According to reports, the combined sales of Germany's three major automakers fell by 2.3%. Only Volkswagen saw a slight sales increase, while BMW and Mercedes-Benz experienced significant sales declines. Profits at all three companies dropped sharply, with a combined decrease of approximately one-third. A similar situation occurred among U.S. automakers, with total sales falling by 2.9% and profits declining by nearly one-third.

Asian automakers, particularly those from China, performed significantly better. Chinese automakers saw nearly a 15% increase in sales and an even more striking 66% rise in profits. Growth was particularly strong at BYD and Geely, the parent company of Volvo.

Japanese and South Korean automakers also outperformed their European and American counterparts. Overall, five of the world's six most profitable automakers are Asian. Only BMW ranks third with a 9.3% operating margin.
Established automakers led by German car companies are currently facing numerous challenges: weak economic conditions have curbed car-buying demand, while high costs and slow transitions to electric vehicles have squeezed profits. "Additionally, there is the problem of losing the Chinese market, where domestic companies are increasingly squeezing out Western automakers that once dominated," said Constantin Gall, a market analyst at Ernst & Young.

Since April, U.S. President Trump's 25% tariffs on imported vehicles have exacerbated the plight of German automakers. Gall believes the new tariffs will further depress profits. "The gap between German car companies and Chinese automakers that have no operations in the U.S. will widen further," he said.

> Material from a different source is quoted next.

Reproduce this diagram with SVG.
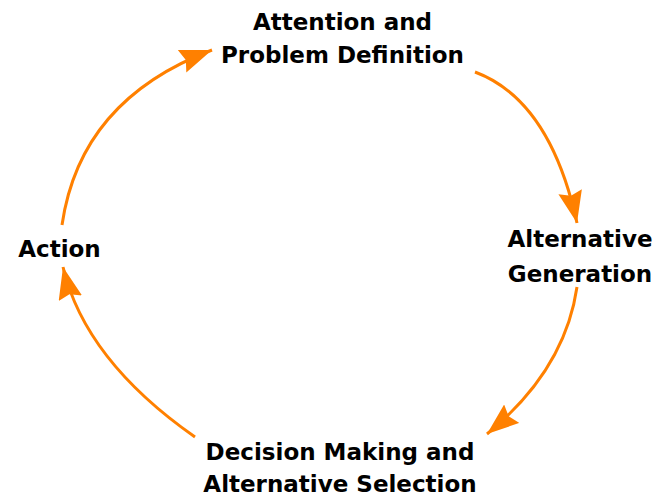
<svg xmlns="http://www.w3.org/2000/svg" width="657" height="497" viewBox="0 0 657 497">
<style>
  .lbl { font-family: "DejaVu Sans", Verdana, sans-serif; font-weight: bold; font-size: 23px; fill: #000; text-anchor: middle; }
  .conn { fill: none; stroke: #ff8000; stroke-width: 3; marker-end: url(#ah); }
</style>
<defs>
  <marker id="ah" markerUnits="userSpaceOnUse" markerWidth="34" markerHeight="26" refX="32" refY="12" orient="auto">
    <path d="M0,0 L32,12 L0,24 L4,12 Z" fill="#ff8000"/>
  </marker>
</defs>
<rect width="657" height="497" fill="#fff"/>
<g id="connectors">
  <path class="conn" d="M62,225 Q80,100 212,50"/>
  <path class="conn" d="M475,72 Q550,100 577,223"/>
  <path class="conn" d="M577,287 Q565,370 487,434"/>
  <path class="conn" d="M195,437 Q85,360 63,267"/>
</g>
<g id="node-attention">
  <text class="lbl" x="342.5" y="30">Attention and</text>
  <text class="lbl" x="342.5" y="63">Problem Definition</text>
</g>
<g id="node-alternative">
  <text class="lbl" x="580" y="247">Alternative</text>
  <text class="lbl" x="580" y="282">Generation</text>
</g>
<g id="node-decision">
  <text class="lbl" x="340" y="460">Decision Making and</text>
  <text class="lbl" x="340" y="492">Alternative Selection</text>
</g>
<g id="node-action">
  <text class="lbl" x="59.5" y="257">Action</text>
</g>
</svg>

In recent months, multiple German automakers and auto parts suppliers have announced cost-cutting plans including layoffs. But Gall argues that cost-cutting alone is insufficient to solve the problem. "Western automakers must completely reinvent themselves," he said, noting this includes resolutely advancing digital transformation and accelerating the pace of new vehicle development and decision-making.

In his view, Western automakers should learn from the new challengers from the Far East in this regard. "The success of Chinese automakers precisely shows that what matters is not just investing huge sums of money—speed of action, flexibility, and clear investment priorities are at least equally important," Gall said.